Omicidio e ostruzione della giustizia: il Pentagono incrimina tre soldati americani. L’accusa: uccisero tre iracheni nel corso di un raid a Tikrit
Gli ultimi fantasmi che agitano il sonno dell’amministrazione Bush sono tre prigionieri, per la cui morte, avvenuta il 9 maggio scorso mentre erano nelle mani dei loro carcerieri, ieri sono finiti sotto inchiesta altrettanti soldati statunitensi. «Omicidio, tentato omicidio e ostruzione della giustizia», sono i principali capi d’imputazione che ricordano molto da vicino quelli formulati per due stragi di civili iracheni venute recentemente a galla, quella di Haditha (24 morti il 19 novembre 2005) e quella di Isaqi (11 morti il 15 marzo scorso). «Tre membri della terza brigata di combattimento della 101esima divisione aviotrasportata sono stati incriminati in relazione alla morte di tre prigionieri maschi durante un’operazione nei pressi del canale Thar Thar», si legge nel comunicato diramato ieri sera dal Pentagono. Il riferimento fatto dal testo diffuso dal dipartimento della difesa Usa potrebbe essere relativo a un’operazione condotta il 9 maggio scorso dai soldati occupanti nei pressi del lago Thar Thar – vicino alla città settentrionale di Tikrit – dove nei pressi di un campo d’addestramento della guerriglia vennero catturati circa 200 prigionieri. I tre soldati incriminati sono detenuti in attesa di sapere se dovranno rispondere alla corte marziale per le ipotesi di reato contestategli.
Ma ieri dall’Iraq è arrivata un’altra sconcertante denuncia: dall’aprile 2003 potrebbero essere stati assassinati oltre 200 docenti.
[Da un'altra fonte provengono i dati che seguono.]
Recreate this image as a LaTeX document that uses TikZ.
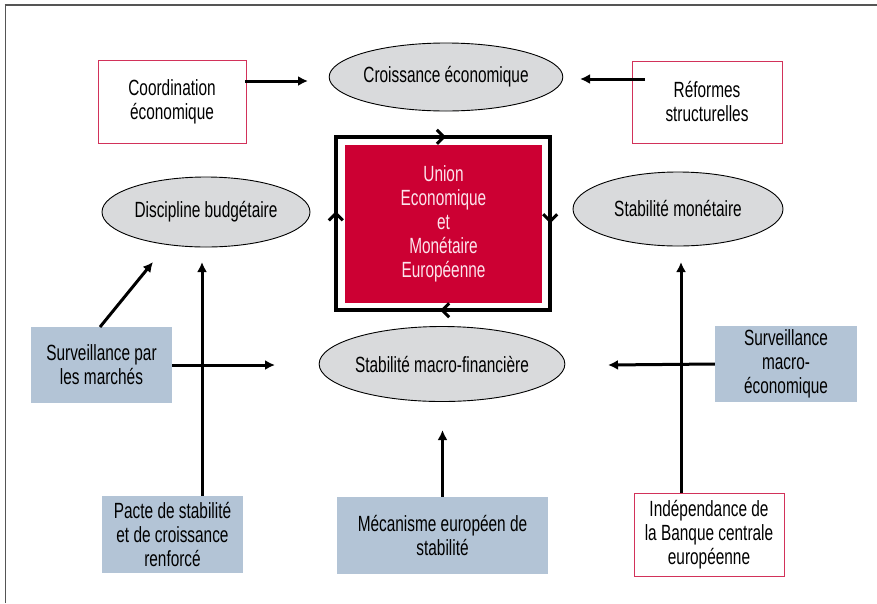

Lo ha fatto sapere «Un ponte per», che insieme al Centro Interuniversitario di Ricerca per lo Sviluppo Sostenibile (Cirps) dell’Università La Sapienza di Roma ha promosso un appello, indirizzato alla Commissione per i diritti umani dell’Onu e ha chiesto di sottoscrivere a rettori, docenti e ricercatori universitari italiani. Nel documento i promotori, che citano testimonianze riportate da organi di stampa e da rapporti di agenzie delle Nazioni Unite, di organizzazioni internazionali per la tutela dei diritti umani e del governo iracheno, parlano di un numero rilevante, forse oltre 200, di docenti iracheni oggetto di esecuzioni extragiudiziali, sommarie o arbitrarie. «Per quanto alcuni di questi casi sono certamente da collegarsi alla diffusa criminalità sviluppatasi dopo la caduta del regime sembra che un numero elevato di uccisioni sia da collegarsi a presunte opinioni politiche. Da un lato si tratta di persone ritenute in accordo con la presenza militare straniera o con il processo politico in atto; da un altro lato, le esecuzioni sarebbero da mettere in relazione con supposti legami con il precedente regime, che obbligava praticamente tutti gli accademici ad aderire al partito unico». Le conseguenze di questa situazione sono drammatiche: secondo il governo iracheno, oltre mille docenti universitari hanno lasciato il paese negli ultimi due anni.